Charts and diagrams as code
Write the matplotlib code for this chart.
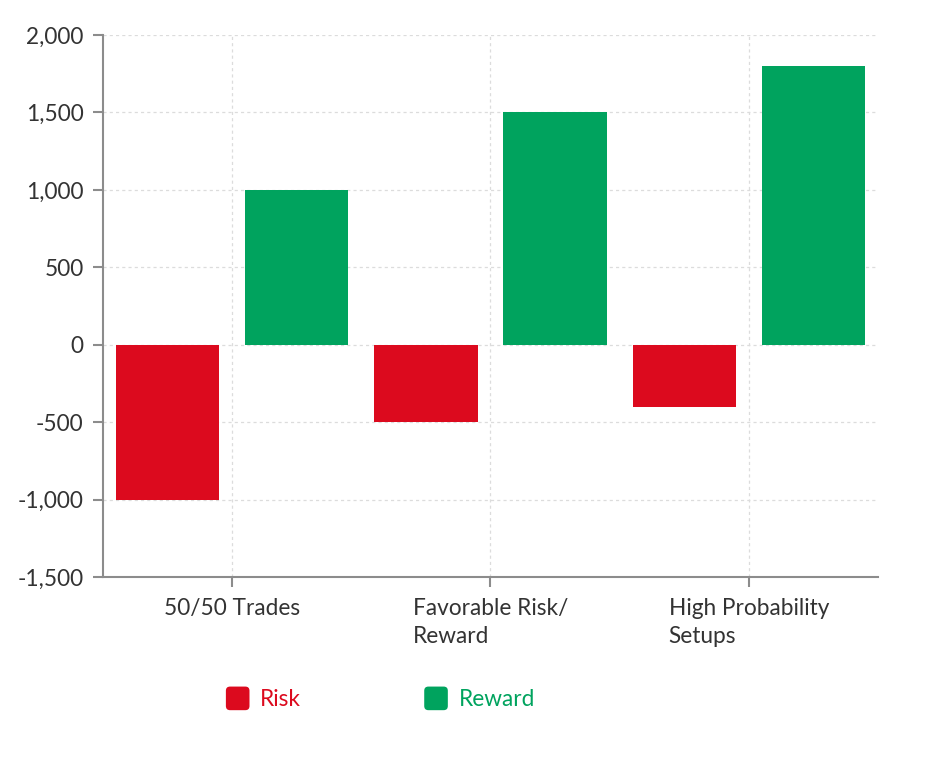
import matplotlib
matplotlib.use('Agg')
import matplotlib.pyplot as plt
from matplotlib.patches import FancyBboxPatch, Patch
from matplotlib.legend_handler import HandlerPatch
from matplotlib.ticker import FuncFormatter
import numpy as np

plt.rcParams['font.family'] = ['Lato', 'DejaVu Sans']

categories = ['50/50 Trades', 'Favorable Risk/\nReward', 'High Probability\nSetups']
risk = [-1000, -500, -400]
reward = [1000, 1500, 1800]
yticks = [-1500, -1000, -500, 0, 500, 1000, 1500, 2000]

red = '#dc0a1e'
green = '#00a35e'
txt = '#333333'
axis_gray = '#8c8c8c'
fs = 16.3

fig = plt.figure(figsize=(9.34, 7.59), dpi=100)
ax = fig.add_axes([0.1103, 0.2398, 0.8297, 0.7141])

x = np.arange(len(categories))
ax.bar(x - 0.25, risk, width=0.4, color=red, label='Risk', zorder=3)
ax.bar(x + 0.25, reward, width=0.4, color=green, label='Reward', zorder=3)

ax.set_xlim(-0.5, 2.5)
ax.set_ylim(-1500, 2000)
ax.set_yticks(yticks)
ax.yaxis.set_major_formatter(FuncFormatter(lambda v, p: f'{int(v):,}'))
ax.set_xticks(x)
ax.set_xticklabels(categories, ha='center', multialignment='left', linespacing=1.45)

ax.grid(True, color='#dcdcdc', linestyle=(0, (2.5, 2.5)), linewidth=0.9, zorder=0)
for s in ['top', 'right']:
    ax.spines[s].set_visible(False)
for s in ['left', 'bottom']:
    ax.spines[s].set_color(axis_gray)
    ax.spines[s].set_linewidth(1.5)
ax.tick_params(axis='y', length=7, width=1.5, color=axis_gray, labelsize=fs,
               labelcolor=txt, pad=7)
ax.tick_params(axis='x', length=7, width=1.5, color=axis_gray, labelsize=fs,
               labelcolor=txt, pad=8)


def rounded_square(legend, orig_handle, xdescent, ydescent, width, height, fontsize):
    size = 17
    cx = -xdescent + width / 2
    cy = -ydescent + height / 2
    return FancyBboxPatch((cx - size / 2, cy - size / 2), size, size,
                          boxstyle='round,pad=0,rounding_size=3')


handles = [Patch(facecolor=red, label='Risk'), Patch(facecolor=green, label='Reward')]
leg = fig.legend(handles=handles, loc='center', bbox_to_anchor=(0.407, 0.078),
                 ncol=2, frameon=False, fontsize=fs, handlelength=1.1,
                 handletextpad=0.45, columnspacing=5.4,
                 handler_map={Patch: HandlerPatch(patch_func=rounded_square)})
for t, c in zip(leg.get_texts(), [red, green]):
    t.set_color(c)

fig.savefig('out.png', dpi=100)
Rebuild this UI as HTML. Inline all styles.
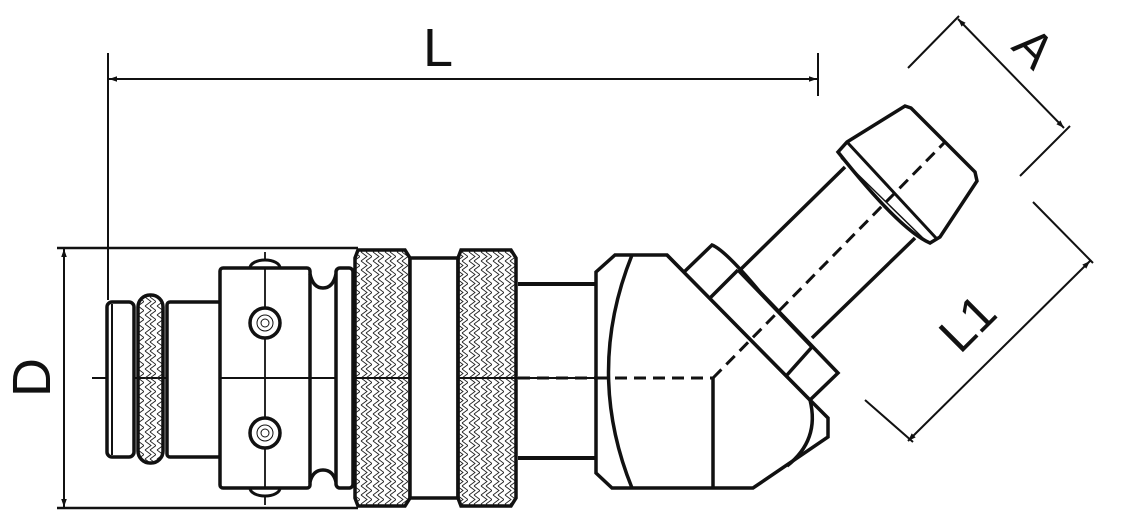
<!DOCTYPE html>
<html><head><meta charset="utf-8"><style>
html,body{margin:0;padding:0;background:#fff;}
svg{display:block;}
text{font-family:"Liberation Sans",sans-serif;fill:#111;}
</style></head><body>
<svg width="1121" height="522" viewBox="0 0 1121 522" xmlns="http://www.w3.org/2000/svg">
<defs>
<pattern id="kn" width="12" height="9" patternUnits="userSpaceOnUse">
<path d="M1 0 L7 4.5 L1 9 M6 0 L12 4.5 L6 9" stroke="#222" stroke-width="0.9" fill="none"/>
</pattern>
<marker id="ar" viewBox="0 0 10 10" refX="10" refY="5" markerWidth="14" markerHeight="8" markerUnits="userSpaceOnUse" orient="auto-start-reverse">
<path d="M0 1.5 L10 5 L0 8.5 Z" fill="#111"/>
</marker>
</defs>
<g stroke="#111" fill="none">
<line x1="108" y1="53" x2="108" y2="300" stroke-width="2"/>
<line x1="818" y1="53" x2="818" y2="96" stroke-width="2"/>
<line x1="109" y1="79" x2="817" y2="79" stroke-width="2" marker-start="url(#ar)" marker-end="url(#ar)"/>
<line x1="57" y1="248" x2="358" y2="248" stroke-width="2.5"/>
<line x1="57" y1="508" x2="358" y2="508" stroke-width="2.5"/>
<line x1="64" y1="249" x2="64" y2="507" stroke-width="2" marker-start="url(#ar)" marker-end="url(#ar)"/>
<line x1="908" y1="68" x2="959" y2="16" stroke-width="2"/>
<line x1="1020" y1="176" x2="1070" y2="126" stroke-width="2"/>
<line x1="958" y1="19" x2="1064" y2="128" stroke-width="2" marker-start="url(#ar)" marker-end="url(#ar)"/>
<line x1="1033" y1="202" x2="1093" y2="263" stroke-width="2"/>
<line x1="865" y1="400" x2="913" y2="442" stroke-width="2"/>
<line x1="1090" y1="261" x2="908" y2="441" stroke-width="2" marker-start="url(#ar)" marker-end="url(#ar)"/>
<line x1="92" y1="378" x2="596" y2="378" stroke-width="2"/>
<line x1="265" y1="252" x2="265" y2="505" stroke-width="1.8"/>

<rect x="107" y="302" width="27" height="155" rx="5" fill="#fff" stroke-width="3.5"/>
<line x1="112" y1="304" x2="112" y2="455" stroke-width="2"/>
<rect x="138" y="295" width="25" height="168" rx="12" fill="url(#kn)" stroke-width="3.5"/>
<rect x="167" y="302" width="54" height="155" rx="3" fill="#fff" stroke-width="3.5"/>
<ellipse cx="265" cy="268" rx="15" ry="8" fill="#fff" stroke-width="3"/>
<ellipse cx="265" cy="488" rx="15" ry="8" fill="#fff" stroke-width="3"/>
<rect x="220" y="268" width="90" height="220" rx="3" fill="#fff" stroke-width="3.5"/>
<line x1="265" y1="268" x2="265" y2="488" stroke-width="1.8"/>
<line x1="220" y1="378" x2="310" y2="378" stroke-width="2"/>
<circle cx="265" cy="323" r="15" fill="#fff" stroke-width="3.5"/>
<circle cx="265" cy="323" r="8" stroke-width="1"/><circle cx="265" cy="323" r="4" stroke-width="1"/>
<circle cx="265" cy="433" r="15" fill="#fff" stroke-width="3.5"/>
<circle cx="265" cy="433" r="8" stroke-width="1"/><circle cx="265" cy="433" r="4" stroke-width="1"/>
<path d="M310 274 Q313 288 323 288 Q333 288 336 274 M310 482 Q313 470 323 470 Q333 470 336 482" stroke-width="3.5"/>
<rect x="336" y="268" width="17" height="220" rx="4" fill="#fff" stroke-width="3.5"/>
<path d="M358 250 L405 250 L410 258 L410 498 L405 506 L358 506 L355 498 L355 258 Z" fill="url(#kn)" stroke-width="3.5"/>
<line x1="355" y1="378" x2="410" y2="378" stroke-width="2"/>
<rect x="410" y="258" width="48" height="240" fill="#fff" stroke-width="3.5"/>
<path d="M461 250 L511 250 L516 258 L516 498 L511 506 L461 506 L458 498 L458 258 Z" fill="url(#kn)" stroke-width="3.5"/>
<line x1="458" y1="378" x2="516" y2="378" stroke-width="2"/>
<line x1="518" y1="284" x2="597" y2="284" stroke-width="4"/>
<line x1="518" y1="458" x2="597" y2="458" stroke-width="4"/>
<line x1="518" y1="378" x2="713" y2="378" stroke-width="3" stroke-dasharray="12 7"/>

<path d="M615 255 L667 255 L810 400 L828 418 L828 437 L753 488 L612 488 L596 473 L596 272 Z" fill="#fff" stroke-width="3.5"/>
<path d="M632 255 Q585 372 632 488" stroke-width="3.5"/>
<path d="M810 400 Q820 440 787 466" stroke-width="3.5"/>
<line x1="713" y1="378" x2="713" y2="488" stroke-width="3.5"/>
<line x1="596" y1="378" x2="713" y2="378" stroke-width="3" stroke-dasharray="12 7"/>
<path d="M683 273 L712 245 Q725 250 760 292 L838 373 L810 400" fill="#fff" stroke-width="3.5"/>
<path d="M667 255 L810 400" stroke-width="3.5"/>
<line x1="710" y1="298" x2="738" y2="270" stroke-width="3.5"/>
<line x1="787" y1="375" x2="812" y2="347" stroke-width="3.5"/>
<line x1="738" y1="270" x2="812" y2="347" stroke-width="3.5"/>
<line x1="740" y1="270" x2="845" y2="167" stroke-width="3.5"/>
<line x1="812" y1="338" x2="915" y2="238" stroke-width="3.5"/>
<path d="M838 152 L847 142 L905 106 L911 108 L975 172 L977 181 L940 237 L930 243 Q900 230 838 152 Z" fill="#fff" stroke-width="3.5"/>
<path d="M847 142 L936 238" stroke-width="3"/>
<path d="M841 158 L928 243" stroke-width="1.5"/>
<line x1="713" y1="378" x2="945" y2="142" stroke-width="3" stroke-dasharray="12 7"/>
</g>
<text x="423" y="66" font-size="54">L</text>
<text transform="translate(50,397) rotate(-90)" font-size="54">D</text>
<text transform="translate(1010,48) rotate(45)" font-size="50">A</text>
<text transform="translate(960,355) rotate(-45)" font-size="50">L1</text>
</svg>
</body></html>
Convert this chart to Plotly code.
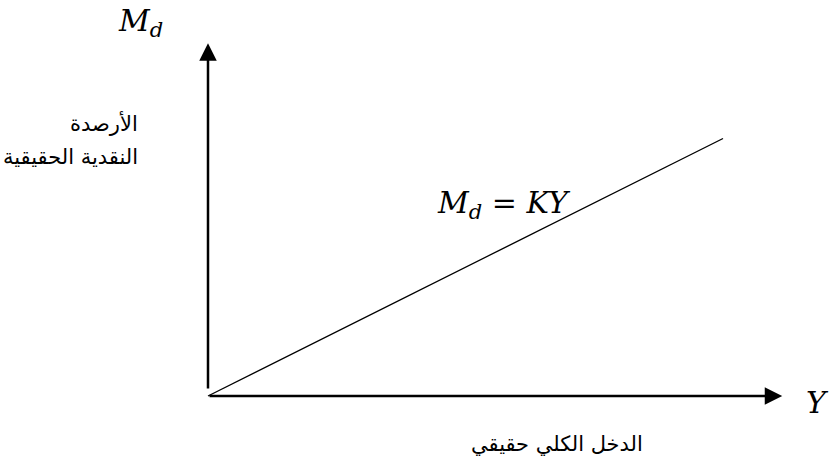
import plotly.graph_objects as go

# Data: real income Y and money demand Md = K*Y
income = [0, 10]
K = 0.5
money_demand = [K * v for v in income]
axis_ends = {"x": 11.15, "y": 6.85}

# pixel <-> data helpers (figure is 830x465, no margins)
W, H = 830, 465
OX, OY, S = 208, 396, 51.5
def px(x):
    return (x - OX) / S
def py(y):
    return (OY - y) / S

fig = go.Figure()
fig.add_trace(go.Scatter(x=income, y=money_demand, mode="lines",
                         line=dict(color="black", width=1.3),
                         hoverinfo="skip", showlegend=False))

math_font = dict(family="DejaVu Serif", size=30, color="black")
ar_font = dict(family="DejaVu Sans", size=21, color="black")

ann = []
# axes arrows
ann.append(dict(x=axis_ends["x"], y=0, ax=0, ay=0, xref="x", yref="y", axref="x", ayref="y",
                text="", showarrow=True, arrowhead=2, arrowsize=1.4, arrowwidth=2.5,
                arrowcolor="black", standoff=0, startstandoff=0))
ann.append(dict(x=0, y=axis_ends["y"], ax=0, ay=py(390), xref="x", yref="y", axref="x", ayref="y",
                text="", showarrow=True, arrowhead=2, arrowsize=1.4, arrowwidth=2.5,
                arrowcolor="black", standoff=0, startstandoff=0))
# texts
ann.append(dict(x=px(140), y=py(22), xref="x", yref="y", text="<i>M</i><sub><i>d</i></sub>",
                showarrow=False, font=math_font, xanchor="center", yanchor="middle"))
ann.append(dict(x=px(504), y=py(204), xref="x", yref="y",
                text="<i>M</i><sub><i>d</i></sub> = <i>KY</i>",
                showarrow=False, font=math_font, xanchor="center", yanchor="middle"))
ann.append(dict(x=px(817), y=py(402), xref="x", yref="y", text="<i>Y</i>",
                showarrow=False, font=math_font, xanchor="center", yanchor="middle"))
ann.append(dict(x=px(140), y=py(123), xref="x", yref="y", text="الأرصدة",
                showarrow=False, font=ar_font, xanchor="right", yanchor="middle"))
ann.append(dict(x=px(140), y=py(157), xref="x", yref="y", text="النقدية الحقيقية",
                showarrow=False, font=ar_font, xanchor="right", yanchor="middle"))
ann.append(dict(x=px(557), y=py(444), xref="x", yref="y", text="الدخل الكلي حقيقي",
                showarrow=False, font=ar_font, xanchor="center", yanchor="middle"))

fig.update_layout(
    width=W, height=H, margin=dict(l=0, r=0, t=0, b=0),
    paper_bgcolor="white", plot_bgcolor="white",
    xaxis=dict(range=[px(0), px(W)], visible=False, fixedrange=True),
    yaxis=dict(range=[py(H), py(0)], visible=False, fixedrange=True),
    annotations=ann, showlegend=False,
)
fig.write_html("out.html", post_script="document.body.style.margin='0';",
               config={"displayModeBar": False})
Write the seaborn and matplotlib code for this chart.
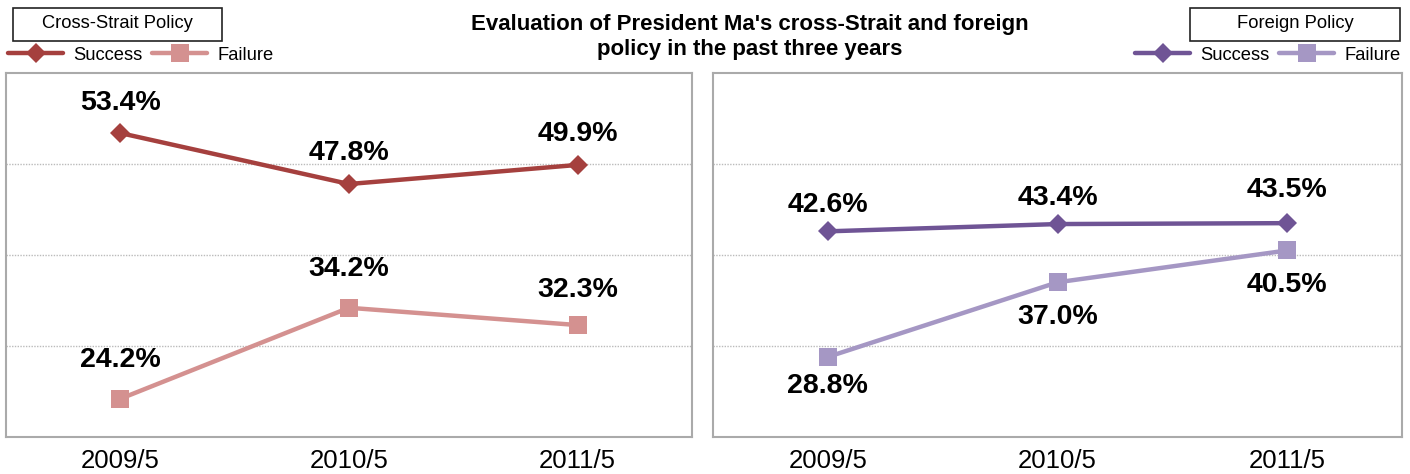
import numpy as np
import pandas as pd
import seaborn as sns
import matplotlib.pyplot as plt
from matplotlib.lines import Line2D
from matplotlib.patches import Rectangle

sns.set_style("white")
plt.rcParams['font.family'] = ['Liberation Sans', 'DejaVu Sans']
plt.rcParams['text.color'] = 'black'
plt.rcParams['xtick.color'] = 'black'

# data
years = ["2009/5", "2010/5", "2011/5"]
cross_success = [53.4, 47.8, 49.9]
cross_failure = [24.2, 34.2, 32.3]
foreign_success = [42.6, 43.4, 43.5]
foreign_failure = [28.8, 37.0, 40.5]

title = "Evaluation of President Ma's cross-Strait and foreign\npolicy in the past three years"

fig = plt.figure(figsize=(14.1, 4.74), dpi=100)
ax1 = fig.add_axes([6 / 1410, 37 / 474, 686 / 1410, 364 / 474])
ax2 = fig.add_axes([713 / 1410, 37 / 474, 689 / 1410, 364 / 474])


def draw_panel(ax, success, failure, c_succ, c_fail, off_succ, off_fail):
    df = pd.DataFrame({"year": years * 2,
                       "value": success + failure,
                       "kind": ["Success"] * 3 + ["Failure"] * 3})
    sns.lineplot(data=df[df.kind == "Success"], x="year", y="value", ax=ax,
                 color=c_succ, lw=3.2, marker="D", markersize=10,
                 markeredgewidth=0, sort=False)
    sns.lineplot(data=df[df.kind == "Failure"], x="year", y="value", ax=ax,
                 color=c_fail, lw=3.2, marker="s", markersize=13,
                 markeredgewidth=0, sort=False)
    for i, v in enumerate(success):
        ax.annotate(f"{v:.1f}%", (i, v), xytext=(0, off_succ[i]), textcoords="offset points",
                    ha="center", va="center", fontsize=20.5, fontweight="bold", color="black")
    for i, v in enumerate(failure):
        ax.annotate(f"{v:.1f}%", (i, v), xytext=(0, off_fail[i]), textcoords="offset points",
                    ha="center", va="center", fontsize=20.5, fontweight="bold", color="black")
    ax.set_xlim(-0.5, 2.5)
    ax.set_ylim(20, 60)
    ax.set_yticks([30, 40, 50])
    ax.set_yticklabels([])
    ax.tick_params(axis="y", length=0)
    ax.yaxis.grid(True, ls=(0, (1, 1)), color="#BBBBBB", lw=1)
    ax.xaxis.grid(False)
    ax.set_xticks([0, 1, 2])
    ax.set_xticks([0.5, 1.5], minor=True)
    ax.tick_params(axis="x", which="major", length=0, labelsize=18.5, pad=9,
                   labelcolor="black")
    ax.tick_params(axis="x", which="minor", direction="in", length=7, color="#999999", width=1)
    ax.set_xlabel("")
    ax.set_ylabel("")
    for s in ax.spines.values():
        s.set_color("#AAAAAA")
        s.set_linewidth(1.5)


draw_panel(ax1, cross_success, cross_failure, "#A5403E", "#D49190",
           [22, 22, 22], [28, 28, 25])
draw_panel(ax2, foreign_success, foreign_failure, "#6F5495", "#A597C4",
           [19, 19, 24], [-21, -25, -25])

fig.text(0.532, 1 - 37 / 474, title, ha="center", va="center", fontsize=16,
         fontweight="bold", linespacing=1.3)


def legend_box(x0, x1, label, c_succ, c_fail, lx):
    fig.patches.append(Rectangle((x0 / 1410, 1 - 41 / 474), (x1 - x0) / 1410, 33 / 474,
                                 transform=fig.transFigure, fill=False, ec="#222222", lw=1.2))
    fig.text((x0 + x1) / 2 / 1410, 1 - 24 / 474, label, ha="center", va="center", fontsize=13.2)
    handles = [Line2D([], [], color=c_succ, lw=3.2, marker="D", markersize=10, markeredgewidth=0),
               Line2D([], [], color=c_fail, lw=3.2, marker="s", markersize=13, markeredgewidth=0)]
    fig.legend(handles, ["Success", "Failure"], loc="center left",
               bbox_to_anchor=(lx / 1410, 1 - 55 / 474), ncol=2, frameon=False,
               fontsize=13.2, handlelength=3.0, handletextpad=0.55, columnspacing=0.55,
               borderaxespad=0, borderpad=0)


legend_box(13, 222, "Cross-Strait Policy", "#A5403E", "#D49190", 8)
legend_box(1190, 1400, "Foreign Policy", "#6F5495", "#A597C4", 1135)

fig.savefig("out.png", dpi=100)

● **TASK PROMPT**:
Pull out every line of the entries that includes the word "seaborn".

● **EXPECTED ANSWER**:
Write the seaborn and matplotlib code for this chart.
import seaborn as sns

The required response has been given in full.